*Do this*: Select, from the material below, each line with "matplotlib" in it.

>>>>>

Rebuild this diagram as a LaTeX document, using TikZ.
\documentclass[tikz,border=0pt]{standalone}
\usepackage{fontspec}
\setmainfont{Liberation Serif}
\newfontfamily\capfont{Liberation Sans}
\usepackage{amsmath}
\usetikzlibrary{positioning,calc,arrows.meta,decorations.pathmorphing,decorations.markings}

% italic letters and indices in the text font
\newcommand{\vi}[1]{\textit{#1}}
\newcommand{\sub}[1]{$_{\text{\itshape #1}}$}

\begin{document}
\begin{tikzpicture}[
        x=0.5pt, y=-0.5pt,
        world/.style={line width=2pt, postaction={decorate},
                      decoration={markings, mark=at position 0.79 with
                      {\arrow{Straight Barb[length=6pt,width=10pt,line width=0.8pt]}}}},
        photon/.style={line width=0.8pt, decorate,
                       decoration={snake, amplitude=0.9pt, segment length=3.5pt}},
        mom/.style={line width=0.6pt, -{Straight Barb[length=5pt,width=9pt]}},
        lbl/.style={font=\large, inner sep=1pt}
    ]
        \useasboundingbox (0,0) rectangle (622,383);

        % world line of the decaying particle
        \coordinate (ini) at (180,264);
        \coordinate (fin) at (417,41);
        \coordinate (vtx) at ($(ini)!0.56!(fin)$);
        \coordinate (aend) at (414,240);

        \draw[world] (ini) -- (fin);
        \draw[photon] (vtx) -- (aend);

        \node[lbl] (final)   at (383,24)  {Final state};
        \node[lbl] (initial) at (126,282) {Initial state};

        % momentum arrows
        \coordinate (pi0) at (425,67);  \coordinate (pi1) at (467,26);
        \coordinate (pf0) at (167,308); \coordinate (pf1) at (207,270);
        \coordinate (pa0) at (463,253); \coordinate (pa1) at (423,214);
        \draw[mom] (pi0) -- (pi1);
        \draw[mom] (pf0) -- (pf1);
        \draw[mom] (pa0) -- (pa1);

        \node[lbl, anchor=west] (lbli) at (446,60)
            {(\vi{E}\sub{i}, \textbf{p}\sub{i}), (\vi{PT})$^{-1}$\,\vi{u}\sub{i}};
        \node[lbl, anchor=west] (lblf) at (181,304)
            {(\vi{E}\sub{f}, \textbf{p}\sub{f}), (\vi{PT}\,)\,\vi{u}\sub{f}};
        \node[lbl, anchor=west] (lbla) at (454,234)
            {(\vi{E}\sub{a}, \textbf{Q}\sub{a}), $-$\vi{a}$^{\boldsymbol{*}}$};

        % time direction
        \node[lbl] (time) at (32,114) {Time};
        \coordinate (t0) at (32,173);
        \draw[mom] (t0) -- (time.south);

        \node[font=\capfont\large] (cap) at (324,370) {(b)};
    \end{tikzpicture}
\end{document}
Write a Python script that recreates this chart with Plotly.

<<<<<
>>>>>

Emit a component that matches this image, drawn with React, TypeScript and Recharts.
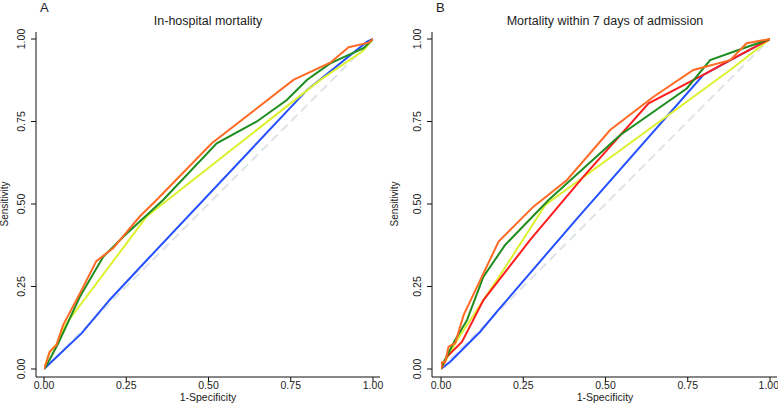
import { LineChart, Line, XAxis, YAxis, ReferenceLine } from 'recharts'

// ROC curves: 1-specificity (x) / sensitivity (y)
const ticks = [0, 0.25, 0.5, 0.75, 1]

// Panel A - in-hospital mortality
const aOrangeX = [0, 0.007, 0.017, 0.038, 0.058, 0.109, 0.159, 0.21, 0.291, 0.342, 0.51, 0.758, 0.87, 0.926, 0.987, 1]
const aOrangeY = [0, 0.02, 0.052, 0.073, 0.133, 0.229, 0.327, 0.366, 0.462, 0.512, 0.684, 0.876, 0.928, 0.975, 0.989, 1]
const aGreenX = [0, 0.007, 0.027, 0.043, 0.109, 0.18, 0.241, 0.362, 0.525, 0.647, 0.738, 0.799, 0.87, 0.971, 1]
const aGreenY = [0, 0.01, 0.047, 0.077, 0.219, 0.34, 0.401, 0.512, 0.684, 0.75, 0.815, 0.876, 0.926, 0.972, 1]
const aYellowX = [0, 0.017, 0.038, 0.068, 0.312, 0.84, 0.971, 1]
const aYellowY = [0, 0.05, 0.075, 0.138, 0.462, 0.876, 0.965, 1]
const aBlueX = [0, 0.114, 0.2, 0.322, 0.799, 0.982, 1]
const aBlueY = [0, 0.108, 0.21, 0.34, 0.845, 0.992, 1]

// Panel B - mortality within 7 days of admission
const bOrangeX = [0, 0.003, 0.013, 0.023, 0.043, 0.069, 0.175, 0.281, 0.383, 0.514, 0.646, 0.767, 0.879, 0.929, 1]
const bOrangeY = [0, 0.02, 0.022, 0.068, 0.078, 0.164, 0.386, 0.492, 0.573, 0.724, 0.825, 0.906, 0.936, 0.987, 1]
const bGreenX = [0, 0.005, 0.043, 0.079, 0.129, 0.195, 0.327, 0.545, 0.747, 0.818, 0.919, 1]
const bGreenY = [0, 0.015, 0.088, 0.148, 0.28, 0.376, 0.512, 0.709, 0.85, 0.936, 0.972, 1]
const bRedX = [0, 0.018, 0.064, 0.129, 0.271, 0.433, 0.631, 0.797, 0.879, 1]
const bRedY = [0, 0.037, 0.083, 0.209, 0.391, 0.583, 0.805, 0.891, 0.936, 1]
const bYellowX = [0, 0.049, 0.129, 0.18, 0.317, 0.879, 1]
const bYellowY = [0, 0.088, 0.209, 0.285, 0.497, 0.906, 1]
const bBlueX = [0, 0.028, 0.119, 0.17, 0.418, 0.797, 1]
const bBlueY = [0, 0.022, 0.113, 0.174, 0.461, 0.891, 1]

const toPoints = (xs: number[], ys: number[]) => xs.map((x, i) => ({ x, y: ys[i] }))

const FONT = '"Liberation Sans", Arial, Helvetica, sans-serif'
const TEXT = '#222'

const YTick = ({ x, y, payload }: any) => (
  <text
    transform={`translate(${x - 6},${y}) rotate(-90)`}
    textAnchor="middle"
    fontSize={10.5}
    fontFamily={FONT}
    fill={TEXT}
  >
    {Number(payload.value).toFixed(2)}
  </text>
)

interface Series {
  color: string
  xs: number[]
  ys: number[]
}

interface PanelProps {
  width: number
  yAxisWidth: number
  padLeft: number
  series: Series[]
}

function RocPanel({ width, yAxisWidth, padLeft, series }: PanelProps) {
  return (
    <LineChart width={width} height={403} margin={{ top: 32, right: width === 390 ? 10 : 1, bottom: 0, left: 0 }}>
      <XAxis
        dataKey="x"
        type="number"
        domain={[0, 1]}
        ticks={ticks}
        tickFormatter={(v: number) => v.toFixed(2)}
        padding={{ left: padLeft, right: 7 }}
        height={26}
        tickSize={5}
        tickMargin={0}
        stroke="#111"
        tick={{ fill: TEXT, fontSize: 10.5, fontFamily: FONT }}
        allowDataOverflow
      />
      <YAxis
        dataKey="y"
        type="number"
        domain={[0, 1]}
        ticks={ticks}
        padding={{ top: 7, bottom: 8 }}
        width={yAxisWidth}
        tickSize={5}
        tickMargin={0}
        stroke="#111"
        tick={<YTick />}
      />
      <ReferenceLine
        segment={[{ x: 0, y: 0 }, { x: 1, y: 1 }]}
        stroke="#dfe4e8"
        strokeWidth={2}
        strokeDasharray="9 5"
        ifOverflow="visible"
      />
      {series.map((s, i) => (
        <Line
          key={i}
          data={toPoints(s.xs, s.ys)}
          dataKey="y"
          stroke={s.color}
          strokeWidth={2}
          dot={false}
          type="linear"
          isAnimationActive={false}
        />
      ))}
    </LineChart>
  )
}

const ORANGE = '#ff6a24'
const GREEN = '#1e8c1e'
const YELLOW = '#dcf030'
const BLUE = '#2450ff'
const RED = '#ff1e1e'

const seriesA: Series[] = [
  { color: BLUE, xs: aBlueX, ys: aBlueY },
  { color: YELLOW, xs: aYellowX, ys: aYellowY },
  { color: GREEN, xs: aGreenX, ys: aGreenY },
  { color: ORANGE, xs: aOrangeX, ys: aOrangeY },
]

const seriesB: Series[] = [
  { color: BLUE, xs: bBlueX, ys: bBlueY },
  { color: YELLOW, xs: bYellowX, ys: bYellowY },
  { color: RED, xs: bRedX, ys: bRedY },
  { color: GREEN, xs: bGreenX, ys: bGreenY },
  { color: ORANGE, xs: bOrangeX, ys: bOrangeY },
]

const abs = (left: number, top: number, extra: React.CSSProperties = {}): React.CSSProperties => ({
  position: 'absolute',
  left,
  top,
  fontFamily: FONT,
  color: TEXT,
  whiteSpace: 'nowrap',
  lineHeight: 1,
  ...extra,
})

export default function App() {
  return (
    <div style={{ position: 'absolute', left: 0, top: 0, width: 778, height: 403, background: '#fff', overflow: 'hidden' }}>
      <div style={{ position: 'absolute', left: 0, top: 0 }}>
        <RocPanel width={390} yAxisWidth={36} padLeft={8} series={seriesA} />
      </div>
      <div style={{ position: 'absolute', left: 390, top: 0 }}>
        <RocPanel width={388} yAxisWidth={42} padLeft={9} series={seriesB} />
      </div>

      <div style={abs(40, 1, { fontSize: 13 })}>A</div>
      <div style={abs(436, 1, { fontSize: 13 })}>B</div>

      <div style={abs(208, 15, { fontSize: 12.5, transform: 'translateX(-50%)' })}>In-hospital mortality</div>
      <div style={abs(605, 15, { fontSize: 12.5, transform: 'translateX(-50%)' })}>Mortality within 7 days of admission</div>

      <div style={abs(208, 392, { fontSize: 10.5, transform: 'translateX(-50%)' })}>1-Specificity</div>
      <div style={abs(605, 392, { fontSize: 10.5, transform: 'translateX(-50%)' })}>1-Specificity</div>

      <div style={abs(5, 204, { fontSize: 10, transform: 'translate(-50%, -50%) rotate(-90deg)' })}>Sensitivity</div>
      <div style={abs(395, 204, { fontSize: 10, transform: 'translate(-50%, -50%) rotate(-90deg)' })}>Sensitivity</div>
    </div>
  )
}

<<<<<
>>>>>

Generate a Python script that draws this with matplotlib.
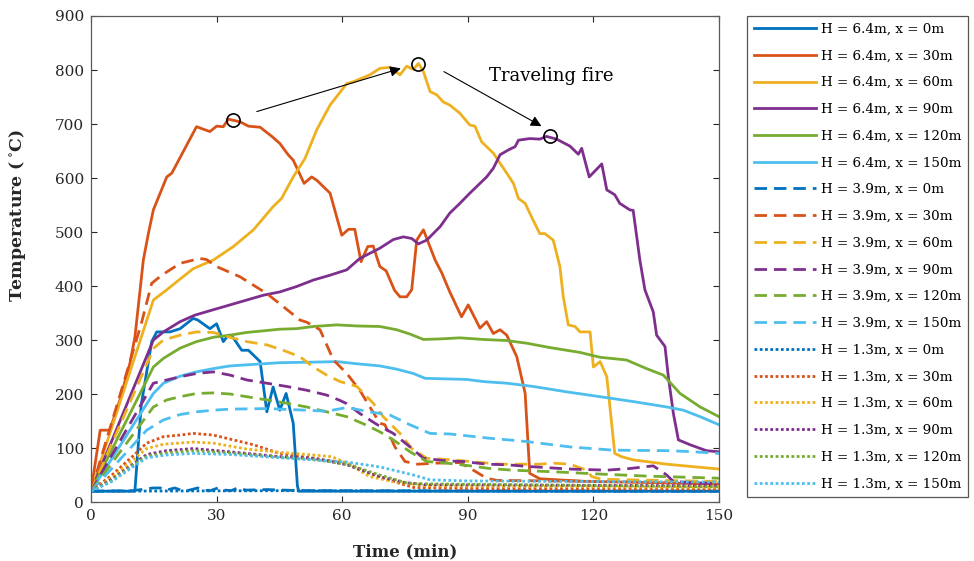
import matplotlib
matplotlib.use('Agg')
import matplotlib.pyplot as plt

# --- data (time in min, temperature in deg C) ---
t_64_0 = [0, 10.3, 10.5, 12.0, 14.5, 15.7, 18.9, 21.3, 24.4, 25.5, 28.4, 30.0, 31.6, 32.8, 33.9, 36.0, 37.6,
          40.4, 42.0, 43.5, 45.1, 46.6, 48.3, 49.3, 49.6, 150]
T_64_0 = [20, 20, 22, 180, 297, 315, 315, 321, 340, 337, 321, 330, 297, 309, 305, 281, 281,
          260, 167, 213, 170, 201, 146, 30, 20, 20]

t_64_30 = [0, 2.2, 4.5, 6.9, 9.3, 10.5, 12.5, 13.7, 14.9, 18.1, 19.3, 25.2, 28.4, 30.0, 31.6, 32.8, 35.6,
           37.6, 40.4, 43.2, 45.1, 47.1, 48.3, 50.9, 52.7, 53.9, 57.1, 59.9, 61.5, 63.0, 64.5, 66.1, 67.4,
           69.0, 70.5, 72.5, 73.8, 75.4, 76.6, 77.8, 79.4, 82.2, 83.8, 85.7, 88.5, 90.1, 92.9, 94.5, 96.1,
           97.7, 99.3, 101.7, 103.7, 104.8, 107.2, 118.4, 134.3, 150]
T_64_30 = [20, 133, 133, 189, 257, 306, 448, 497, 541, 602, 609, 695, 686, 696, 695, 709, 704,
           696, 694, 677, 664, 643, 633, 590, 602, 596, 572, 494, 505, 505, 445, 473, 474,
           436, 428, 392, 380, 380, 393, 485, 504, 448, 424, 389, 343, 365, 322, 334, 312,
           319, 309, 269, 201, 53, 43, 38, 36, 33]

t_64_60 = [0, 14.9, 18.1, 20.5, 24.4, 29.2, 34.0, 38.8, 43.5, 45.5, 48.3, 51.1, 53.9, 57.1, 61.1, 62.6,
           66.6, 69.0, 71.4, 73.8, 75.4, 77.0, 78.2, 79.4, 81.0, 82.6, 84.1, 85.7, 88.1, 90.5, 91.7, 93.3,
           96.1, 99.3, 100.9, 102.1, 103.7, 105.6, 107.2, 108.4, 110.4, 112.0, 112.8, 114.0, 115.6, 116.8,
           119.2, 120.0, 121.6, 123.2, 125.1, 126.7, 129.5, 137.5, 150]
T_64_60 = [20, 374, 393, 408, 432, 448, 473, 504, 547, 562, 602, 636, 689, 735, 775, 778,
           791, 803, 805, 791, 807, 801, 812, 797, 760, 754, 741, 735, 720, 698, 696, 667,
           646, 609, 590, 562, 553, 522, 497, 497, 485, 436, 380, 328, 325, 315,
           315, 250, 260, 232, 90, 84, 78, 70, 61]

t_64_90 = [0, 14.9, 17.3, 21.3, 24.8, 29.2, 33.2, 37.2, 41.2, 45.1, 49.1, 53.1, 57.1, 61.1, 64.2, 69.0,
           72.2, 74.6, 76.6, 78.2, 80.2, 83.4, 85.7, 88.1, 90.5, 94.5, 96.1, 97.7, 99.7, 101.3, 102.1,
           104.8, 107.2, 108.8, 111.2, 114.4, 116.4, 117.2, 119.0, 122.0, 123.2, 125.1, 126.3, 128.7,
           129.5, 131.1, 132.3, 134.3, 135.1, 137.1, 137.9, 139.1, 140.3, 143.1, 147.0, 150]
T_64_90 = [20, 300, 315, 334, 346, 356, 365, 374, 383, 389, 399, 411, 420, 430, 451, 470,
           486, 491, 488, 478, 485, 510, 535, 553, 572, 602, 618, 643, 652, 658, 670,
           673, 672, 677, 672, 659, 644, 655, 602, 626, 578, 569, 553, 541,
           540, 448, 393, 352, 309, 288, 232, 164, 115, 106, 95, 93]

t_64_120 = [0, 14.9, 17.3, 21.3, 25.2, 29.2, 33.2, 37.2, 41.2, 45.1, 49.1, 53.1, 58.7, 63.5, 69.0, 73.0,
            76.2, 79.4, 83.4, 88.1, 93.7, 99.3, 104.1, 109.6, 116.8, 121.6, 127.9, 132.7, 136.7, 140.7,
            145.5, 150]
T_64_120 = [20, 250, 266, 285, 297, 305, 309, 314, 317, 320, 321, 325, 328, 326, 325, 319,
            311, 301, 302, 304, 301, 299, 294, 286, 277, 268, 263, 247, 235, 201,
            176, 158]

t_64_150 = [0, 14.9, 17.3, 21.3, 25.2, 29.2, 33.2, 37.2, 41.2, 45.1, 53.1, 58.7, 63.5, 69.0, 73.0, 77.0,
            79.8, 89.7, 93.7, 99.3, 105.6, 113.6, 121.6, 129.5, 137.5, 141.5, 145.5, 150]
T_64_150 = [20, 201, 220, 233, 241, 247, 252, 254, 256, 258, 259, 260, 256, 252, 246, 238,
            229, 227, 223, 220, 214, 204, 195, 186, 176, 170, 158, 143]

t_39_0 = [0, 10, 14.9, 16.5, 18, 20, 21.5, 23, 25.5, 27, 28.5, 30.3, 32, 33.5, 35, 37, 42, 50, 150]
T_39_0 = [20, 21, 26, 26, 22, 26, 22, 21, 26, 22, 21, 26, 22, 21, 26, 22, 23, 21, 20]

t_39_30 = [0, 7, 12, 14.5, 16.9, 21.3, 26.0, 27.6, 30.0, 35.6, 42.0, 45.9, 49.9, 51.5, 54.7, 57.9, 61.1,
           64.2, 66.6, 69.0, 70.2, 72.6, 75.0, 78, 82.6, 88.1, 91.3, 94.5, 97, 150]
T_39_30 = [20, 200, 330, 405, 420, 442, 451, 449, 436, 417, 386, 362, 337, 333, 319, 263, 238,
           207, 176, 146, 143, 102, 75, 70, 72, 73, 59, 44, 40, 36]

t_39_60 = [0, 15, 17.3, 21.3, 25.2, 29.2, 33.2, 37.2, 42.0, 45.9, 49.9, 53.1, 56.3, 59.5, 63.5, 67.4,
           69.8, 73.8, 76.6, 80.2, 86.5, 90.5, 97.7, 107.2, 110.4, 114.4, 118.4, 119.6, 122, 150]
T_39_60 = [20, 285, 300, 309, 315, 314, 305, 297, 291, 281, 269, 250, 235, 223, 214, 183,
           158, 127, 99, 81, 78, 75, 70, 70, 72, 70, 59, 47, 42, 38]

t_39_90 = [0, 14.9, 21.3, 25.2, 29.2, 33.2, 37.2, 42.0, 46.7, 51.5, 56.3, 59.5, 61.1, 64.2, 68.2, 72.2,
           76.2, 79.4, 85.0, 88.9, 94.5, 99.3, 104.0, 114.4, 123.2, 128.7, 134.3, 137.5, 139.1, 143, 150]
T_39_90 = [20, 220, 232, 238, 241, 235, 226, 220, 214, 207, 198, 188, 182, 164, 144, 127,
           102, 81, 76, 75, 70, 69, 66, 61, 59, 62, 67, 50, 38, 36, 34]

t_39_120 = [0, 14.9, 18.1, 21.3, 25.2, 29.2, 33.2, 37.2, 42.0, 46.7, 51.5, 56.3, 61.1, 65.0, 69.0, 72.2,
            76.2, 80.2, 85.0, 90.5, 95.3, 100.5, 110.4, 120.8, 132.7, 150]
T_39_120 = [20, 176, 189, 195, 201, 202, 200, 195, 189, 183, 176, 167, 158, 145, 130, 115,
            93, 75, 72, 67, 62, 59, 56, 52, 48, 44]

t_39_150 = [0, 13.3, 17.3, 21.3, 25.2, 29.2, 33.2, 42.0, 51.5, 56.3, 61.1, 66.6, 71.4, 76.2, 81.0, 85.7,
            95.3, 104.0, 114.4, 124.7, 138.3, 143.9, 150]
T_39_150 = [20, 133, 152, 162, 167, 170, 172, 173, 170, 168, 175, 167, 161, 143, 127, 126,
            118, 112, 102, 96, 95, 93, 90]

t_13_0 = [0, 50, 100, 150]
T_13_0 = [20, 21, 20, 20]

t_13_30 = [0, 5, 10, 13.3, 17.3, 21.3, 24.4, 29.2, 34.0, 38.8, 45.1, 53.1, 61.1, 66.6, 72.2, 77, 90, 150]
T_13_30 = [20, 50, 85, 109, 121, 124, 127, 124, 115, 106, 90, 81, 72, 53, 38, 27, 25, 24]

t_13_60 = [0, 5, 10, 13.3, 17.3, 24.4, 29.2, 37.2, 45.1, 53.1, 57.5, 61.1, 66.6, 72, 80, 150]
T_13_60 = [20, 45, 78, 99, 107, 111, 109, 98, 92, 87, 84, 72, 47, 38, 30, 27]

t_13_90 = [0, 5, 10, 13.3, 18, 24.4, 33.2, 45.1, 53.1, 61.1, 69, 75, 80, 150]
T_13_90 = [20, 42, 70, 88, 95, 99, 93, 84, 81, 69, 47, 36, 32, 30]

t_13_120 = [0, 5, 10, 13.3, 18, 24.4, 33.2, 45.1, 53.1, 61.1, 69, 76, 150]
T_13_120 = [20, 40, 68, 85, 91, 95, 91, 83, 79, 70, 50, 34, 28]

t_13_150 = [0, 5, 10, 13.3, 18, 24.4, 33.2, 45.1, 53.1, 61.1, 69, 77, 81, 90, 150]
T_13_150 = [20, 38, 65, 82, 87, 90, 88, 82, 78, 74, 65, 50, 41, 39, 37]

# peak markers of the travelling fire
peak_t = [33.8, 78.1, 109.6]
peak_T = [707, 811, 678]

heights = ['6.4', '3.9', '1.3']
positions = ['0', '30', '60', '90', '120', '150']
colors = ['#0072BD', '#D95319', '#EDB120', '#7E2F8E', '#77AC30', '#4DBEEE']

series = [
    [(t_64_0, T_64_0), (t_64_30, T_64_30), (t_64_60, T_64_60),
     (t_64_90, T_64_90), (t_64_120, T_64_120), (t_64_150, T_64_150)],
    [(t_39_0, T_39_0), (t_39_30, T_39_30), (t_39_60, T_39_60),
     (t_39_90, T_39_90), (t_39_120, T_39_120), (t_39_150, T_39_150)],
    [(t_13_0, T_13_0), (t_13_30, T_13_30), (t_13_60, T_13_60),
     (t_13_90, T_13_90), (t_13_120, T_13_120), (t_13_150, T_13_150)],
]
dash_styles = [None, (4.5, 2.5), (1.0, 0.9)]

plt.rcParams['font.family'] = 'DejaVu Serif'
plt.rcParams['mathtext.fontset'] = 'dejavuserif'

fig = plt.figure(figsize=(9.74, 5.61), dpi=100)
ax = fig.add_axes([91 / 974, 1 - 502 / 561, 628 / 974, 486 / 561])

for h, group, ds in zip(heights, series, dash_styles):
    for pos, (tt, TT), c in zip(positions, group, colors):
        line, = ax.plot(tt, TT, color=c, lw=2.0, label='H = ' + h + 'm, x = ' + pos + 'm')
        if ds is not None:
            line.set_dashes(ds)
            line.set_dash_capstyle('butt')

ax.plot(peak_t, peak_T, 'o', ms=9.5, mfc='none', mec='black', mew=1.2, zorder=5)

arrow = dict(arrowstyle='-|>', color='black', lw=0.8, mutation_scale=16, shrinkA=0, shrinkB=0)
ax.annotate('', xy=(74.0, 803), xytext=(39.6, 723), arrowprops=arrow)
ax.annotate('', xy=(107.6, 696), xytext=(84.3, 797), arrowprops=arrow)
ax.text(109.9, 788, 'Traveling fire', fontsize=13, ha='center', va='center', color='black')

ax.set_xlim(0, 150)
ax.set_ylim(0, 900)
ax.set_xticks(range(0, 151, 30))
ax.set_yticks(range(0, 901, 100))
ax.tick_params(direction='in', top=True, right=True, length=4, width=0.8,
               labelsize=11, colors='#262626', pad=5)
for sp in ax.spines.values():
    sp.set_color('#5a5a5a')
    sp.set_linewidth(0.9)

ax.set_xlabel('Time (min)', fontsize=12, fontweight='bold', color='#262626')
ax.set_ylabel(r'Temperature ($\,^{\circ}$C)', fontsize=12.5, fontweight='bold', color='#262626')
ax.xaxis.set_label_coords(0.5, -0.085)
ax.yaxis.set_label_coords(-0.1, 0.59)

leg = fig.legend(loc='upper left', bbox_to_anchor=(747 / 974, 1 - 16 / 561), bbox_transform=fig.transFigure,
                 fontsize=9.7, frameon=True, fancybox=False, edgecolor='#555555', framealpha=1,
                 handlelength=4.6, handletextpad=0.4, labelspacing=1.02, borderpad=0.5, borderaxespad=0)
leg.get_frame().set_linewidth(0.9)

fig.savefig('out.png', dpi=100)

<<<<<

*Result below*:
Generate a Python script that draws this with matplotlib.
import matplotlib
matplotlib.use('Agg')
import matplotlib.pyplot as plt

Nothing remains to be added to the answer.